80 domestic abuse reports made each day in summer holidays, police say

Police receive 80 reports of domestic abuse every day throughout the summer holidays, it has emerged.

Almost 5,000 reports were made to officers in July and August last year, a senior PSNI officer has said.

Detective Chief Superintendent George Clarke, Head of the PSNI's Public Protection Branch, warned that over the holiday period, incidents of domestic abuse rise.

His warnings come as the PSNI launch a summer domestic abuse campaign.

The message of the campaign is: "If you feel like you're walking on eggshells, that's domestic abuse".

It is designed to encourage the reporting of incidents and make victims aware that they can take steps to stop it.

"We know that unfortunately over the holiday period incidents of domestic abuse rise," said Mr Clarke.

"From 1 July 2016 until 31 August 2016, there were 4,960 incidents of domestic abuse reported to us. This compared to 4,795 from the previous year, an increase of 165 incidents."

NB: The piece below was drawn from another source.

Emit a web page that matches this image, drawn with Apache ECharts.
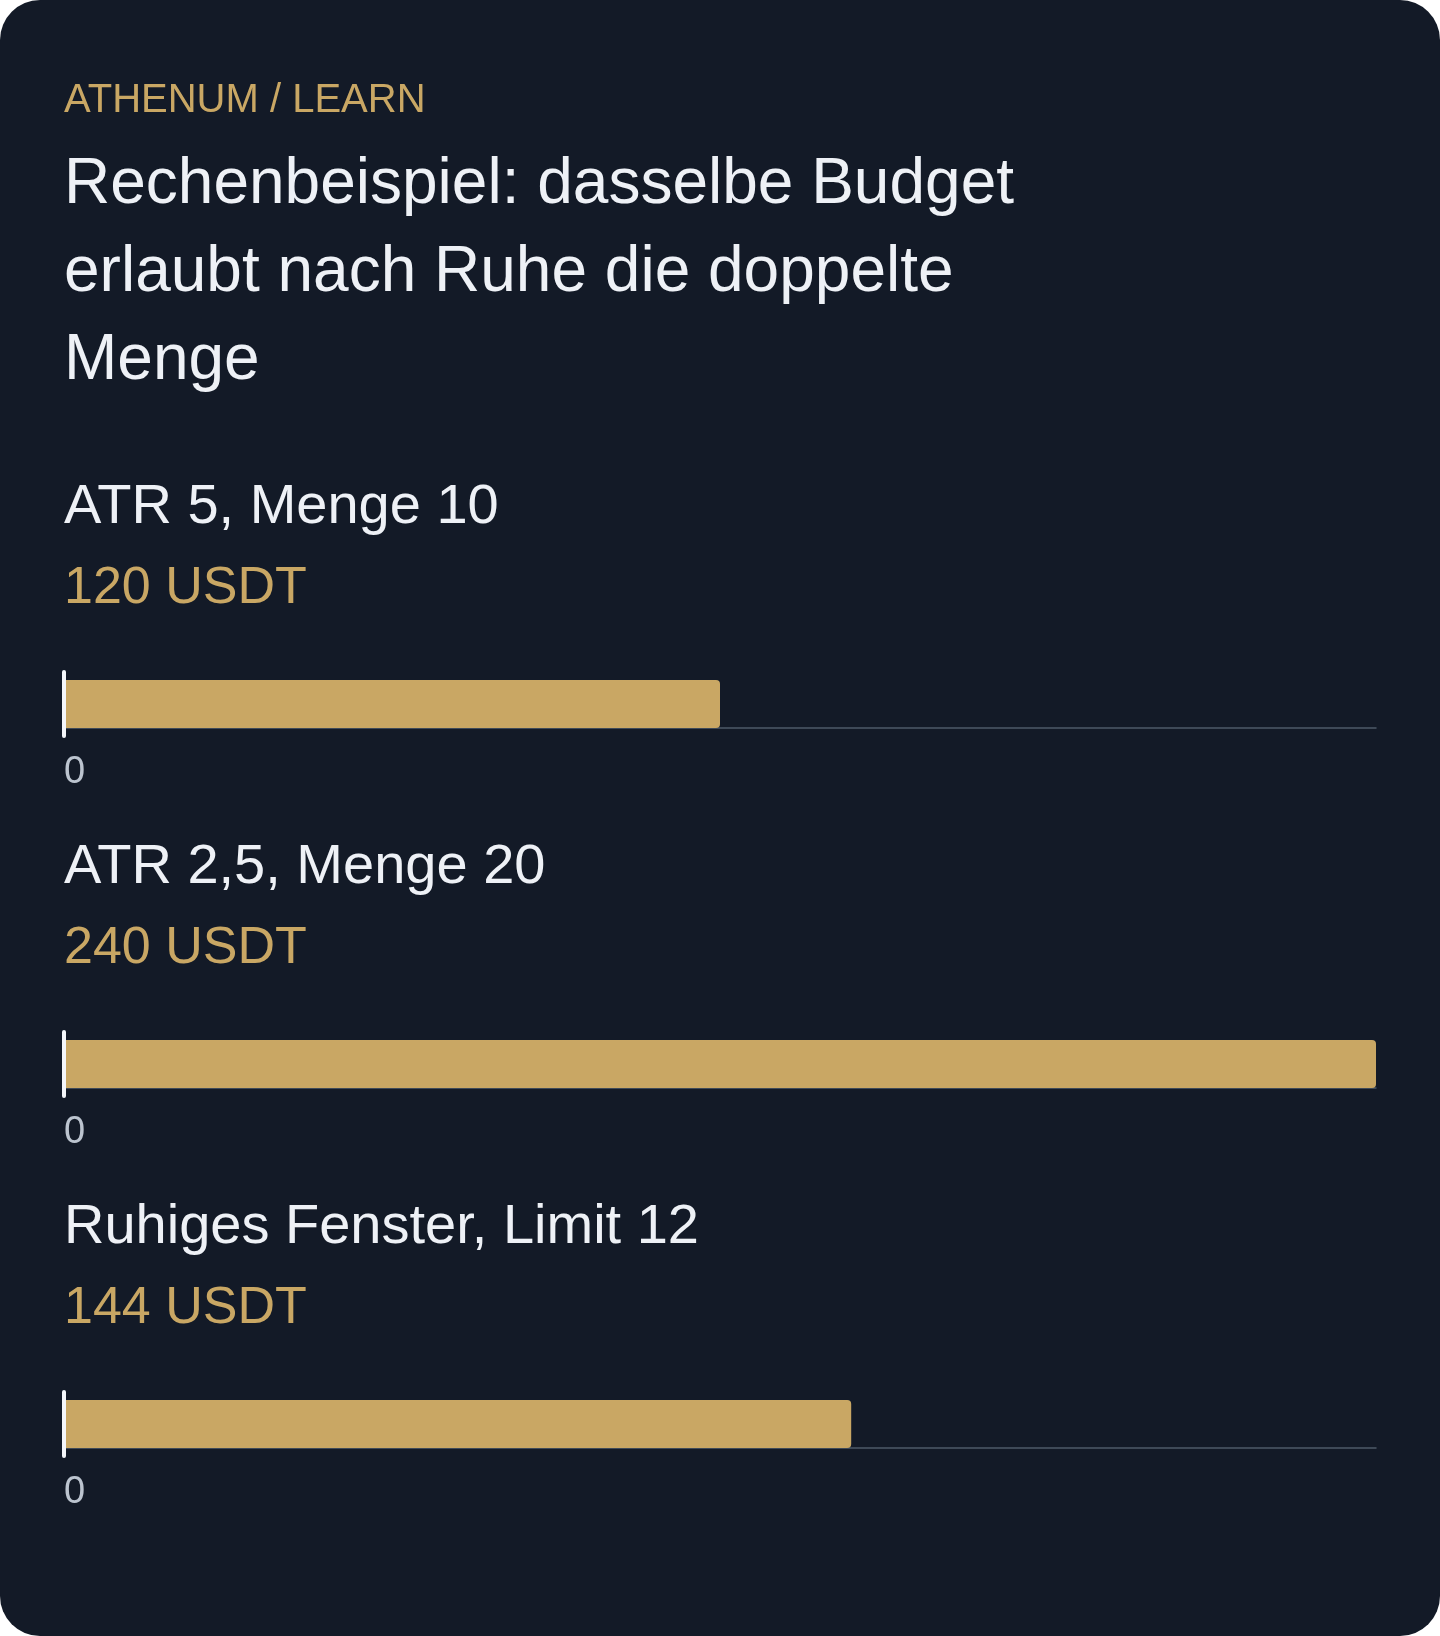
<!DOCTYPE html>
<html>
<head>
<meta charset="utf-8">
<script src="https://cdn.jsdelivr.net/npm/echarts@6/dist/echarts.min.js"></script>
<style>
    html, body { margin: 0; padding: 0; background: #ffffff; }
    #card {
        width: 1440px; height: 1636px;
        border-radius: 40px; overflow: hidden;
        background: #131a27;
    }
    #chart { width: 1440px; height: 1636px; }
</style>
</head>
<body>
<div id="card"><div id="chart"></div></div>
<script>
var eyebrow = 'ATHENUM / LEARN';
var headline = 'Rechenbeispiel: dasselbe Budget\nerlaubt nach Ruhe die doppelte\nMenge';
var scenarios = ['ATR 5, Menge 10', 'ATR 2,5, Menge 20', 'Ruhiges Fenster, Limit 12'];
var budgets = [120, 240, 144];
var unit = 'USDT';

(function () {
    var font = "'Liberation Sans', Arial, sans-serif";
    var gold = '#c9a764', white = '#eef1f6';
    var step = 360;
    var axisMax = Math.max.apply(null, budgets);

    var titles = [
        {text: eyebrow, left: 64, top: 81, padding: 0,
            textStyle: {color: gold, fontSize: 40, fontWeight: 'normal', fontFamily: font, lineHeight: 40}},
        {text: headline, left: 64, top: 141, padding: 0,
            textStyle: {color: white, fontSize: 64, fontWeight: 'normal', fontFamily: font, lineHeight: 88}}
    ];
    var grids = [], xAxes = [], yAxes = [], series = [];

    for (var i = 0; i < scenarios.length; i++) {
        var off = i * step;
        // Szenario-Name und Betrag
        titles.push({text: scenarios[i], left: 64, top: 480 + off, padding: 0,
            textStyle: {color: white, fontSize: 56, fontWeight: 'normal', fontFamily: font, lineHeight: 56}});
        titles.push({text: budgets[i] + ' ' + unit, left: 64, top: 563 + off, padding: 0,
            textStyle: {color: gold, fontSize: 52, fontWeight: 'normal', fontFamily: font, lineHeight: 52}});

        grids.push({left: 64, right: 64, top: 672 + off, height: 64, containLabel: false});
        xAxes.push({
            type: 'value', gridIndex: i, min: 0, max: axisMax, offset: -8,
            splitLine: {show: false},
            axisTick: {show: false},
            axisLine: {show: true, lineStyle: {color: '#4d5968', width: 1.5}},
            axisLabel: {
                color: '#bcc4cf', fontSize: 38, fontFamily: font, margin: 26, align: 'left',
                formatter: function (v) { return v === 0 ? '0' : ''; }
            }
        });
        yAxes.push({
            type: 'category', gridIndex: i, data: [scenarios[i]], z: 5,
            axisLine: {show: true, lineStyle: {color: '#f4f6fa', width: 4}},
            axisTick: {show: false},
            axisLabel: {show: false}
        });
        series.push({
            type: 'bar', xAxisIndex: i, yAxisIndex: i, barWidth: 48,
            data: [budgets[i]],
            itemStyle: {color: gold, borderRadius: [0, 4, 4, 0]},
            silent: true
        });
    }

    var chart = echarts.init(document.getElementById('chart'));
    chart.setOption({
        backgroundColor: 'transparent',
        animation: false,
        title: titles,
        grid: grids,
        xAxis: xAxes,
        yAxis: yAxes,
        series: series
    });
})();
</script>
</body>
</html>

Mr Clarke said he hoped the online campaign, which will run from now until the end of August, will encourage victims to come forward to report incidents of domestic abuse.

He added that within the space of 12 months, the number of domestic abuse reports received by police rose by 774 incidents to 29,166. This is the the highest level of recorded incidents since police started recording data in 2004/05.

"We welcome the increase because we believe this shows confidence is increasing in the police," said Mr Clarke.

He warned, however: "Despite the rise in the number of reported incidents, we still believe that a large number of domestic incidents are going unreported."

The police respond to an incident of domestic abuse every 18 minutes.

A 24-hour Domestic and Sexual Helpline is available to anyone who has concerns about domestic or sexual violence, now or in the past, on 0808 802 1414.

Anyone suffering from domestic abuse is encouraged to contact their local police on the non-emergency number 101. In an emergency, always call 999.